-- Start Input --

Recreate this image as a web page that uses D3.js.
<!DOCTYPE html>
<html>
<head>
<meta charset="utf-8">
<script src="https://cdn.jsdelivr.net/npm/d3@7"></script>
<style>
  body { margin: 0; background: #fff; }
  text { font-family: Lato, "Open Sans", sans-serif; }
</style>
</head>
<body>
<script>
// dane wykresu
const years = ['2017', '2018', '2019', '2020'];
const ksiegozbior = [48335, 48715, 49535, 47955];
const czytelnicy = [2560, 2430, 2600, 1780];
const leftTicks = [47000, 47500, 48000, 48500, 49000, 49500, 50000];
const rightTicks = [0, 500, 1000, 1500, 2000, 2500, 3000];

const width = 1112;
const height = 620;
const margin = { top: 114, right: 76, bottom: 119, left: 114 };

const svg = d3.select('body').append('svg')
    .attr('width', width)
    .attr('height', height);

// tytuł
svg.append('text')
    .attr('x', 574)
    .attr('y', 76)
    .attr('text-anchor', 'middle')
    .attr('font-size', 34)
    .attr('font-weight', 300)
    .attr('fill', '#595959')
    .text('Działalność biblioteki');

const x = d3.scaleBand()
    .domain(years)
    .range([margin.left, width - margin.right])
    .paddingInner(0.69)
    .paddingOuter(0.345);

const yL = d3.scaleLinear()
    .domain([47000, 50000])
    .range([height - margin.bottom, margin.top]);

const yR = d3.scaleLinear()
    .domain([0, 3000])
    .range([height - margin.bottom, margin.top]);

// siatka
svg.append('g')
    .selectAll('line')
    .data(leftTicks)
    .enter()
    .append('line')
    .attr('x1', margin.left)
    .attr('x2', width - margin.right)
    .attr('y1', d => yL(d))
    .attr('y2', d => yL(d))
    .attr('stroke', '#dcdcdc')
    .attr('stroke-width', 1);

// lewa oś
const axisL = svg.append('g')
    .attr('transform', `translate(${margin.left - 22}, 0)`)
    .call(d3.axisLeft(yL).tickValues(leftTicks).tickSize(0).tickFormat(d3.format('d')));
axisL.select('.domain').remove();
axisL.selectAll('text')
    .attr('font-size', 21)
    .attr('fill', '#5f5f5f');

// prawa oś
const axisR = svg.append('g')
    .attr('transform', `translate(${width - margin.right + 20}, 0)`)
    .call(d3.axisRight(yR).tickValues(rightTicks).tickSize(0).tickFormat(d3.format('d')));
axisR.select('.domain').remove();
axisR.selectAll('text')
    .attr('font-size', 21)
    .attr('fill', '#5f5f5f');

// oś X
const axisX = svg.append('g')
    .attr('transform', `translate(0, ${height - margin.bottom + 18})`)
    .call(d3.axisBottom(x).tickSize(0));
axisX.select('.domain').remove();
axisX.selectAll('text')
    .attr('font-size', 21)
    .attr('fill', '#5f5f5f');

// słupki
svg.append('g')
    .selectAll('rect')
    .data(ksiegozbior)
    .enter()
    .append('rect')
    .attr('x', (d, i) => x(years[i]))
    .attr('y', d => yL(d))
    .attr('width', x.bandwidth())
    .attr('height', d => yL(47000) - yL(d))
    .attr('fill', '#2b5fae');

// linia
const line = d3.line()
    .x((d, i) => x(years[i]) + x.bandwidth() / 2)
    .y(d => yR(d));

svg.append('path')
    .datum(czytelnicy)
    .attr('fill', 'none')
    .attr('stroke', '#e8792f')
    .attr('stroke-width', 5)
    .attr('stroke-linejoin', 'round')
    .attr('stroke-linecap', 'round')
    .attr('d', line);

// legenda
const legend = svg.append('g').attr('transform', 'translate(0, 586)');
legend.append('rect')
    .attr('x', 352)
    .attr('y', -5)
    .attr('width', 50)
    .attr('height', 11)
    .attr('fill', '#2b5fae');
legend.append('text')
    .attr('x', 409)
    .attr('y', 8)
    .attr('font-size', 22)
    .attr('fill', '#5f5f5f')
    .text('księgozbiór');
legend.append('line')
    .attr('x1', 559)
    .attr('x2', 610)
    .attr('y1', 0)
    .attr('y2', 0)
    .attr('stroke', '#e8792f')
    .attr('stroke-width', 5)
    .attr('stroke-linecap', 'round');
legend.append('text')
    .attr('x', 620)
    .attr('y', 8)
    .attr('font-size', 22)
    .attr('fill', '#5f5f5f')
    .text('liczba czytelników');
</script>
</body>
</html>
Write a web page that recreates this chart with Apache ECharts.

-- End Input --

- [Exercise prompt]: Using the entries above, quote each line verbatim from the first through the line that contains "const rightTicks = [0, 500, 1000, 1500, 2000, 2500, 3000];".

- [Written response]:
Recreate this image as a web page that uses D3.js.
<!DOCTYPE html>
<html>
<head>
<meta charset="utf-8">
<script src="https://cdn.jsdelivr.net/npm/d3@7"></script>
<style>
  body { margin: 0; background: #fff; }
  text { font-family: Lato, "Open Sans", sans-serif; }
</style>
</head>
<body>
<script>
// dane wykresu
const years = ['2017', '2018', '2019', '2020'];
const ksiegozbior = [48335, 48715, 49535, 47955];
const czytelnicy = [2560, 2430, 2600, 1780];
const leftTicks = [47000, 47500, 48000, 48500, 49000, 49500, 50000];
const rightTicks = [0, 500, 1000, 1500, 2000, 2500, 3000];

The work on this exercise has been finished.